■ RECORDS PROVIDED ■
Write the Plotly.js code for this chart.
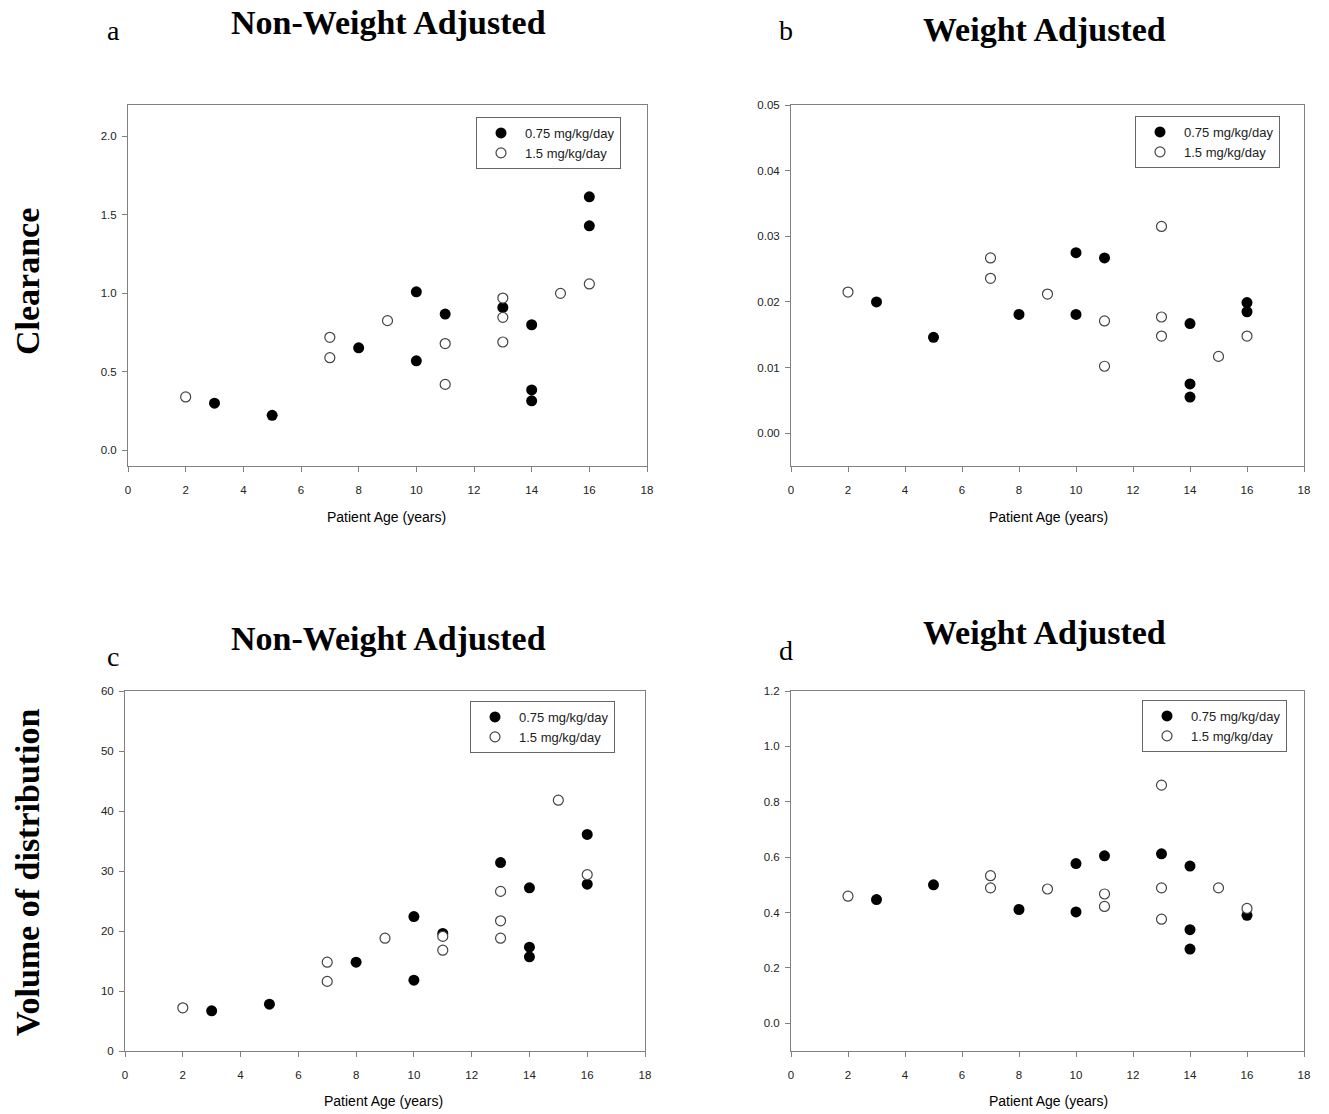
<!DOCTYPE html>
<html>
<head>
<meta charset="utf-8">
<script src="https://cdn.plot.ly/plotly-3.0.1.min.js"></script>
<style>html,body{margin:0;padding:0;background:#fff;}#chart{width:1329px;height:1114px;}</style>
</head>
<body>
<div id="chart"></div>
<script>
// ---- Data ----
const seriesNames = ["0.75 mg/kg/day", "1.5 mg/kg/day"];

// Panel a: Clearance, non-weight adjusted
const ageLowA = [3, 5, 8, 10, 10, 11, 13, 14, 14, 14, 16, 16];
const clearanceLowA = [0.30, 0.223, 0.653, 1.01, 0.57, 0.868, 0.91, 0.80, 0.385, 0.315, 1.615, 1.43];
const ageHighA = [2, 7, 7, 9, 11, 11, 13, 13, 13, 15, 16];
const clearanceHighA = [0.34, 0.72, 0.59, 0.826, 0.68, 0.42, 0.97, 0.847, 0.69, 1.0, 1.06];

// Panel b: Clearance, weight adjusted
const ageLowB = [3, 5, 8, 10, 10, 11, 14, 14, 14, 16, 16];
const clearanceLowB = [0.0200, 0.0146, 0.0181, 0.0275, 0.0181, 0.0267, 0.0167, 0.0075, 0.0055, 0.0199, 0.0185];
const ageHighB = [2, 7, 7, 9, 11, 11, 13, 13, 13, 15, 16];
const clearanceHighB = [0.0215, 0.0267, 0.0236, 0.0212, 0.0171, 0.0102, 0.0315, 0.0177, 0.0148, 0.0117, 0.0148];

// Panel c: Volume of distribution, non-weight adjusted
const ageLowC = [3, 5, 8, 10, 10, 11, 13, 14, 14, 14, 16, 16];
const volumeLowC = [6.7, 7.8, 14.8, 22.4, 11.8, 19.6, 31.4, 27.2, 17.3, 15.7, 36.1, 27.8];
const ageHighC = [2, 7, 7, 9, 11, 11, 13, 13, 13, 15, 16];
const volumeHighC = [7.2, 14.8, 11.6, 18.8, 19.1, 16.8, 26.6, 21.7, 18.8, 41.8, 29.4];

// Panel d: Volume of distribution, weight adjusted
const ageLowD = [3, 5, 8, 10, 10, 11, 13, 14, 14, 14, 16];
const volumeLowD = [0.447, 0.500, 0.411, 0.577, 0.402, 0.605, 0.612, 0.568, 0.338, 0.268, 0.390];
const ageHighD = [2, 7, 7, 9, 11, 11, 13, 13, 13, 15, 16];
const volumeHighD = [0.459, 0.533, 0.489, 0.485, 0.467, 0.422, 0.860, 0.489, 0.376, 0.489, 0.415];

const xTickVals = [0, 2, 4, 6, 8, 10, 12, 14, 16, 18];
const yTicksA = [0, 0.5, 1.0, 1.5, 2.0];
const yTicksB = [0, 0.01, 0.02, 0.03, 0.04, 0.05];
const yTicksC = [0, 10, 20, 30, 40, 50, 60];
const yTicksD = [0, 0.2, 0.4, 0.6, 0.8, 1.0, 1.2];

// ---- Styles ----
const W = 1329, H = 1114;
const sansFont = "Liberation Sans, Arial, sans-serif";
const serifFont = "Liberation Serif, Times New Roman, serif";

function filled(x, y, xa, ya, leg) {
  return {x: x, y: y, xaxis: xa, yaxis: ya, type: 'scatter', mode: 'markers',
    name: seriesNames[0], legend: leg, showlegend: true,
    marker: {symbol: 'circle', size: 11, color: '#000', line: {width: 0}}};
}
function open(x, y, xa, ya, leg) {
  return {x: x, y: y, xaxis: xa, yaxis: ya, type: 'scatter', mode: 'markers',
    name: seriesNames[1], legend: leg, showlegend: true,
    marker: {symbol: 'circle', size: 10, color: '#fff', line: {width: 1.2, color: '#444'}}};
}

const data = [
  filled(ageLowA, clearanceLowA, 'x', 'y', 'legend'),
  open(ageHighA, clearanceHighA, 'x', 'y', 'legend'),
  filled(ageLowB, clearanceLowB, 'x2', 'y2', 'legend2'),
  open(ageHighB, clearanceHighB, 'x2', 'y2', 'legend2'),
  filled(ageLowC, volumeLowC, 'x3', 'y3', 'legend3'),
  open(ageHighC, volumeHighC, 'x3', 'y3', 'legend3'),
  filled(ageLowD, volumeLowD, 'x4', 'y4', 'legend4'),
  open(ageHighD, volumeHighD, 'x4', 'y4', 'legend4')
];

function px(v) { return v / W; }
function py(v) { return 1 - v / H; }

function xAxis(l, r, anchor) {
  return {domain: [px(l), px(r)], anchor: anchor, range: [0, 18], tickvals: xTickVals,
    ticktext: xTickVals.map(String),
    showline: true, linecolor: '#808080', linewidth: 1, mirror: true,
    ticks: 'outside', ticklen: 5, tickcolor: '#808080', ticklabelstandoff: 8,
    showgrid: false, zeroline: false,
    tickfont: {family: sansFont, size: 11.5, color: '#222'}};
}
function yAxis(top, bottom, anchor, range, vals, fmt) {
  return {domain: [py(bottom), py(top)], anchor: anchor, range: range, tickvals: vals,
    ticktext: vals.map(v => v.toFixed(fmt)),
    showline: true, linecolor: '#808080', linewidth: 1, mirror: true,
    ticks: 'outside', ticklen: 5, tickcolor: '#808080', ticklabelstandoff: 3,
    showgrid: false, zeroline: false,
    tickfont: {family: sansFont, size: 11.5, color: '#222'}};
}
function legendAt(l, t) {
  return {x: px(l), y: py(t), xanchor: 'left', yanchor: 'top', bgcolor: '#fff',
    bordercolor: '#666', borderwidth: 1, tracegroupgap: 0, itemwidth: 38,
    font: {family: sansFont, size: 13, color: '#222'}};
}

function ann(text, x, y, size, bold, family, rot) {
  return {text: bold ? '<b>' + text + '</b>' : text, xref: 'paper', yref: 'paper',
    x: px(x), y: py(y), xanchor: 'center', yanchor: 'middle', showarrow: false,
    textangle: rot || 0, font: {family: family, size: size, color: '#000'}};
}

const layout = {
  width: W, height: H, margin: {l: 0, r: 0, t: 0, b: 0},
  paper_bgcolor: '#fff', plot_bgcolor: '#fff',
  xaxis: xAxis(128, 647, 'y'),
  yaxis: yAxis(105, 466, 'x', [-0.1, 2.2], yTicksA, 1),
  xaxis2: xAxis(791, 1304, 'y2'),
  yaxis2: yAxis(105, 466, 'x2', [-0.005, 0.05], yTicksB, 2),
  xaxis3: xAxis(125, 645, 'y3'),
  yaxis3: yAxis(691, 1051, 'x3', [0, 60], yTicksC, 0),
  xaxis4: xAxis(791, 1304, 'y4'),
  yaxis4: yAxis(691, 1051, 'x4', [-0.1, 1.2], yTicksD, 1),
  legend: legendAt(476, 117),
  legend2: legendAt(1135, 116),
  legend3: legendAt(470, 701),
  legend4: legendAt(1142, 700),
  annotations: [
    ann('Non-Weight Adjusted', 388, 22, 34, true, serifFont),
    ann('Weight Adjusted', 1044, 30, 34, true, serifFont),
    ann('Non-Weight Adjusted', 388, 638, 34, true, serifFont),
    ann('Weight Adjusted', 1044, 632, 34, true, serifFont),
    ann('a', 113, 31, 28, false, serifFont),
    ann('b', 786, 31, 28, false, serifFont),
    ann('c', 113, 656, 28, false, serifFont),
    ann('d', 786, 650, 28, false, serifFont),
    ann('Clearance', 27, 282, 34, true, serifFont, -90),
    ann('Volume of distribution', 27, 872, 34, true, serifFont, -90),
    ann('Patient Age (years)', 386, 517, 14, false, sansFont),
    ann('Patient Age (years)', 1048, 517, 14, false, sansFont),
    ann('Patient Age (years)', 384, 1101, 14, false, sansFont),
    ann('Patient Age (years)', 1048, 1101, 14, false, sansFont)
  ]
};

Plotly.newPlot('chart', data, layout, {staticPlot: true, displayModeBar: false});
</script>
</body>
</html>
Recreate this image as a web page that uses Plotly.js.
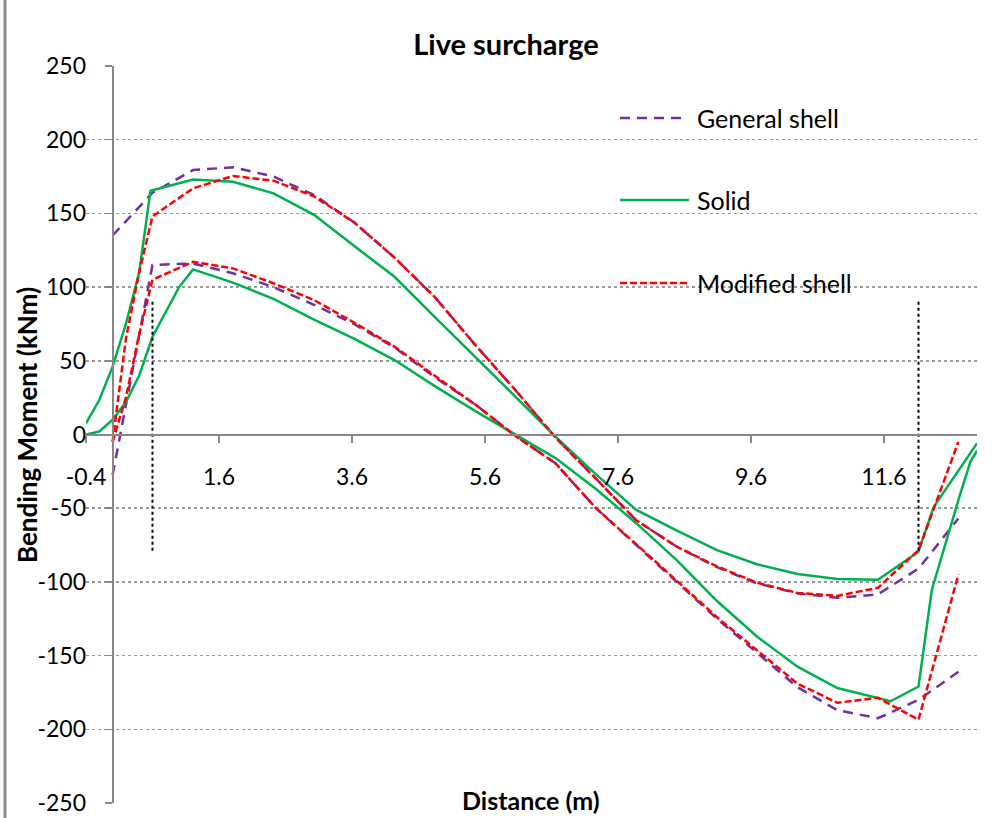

■ DIRECTIVE ■
Search the lines above for the string "chart", then show every one that has it.

■ RESULT ■
Write the Plotly.js code for this chart.
<style>html,body{margin:0;padding:0;background:#fff;}#chart{width:1329px;height:1114px;}</style>
<div id="chart"></div>
Plotly.newPlot('chart', data, layout, {staticPlot: true, displayModeBar: false});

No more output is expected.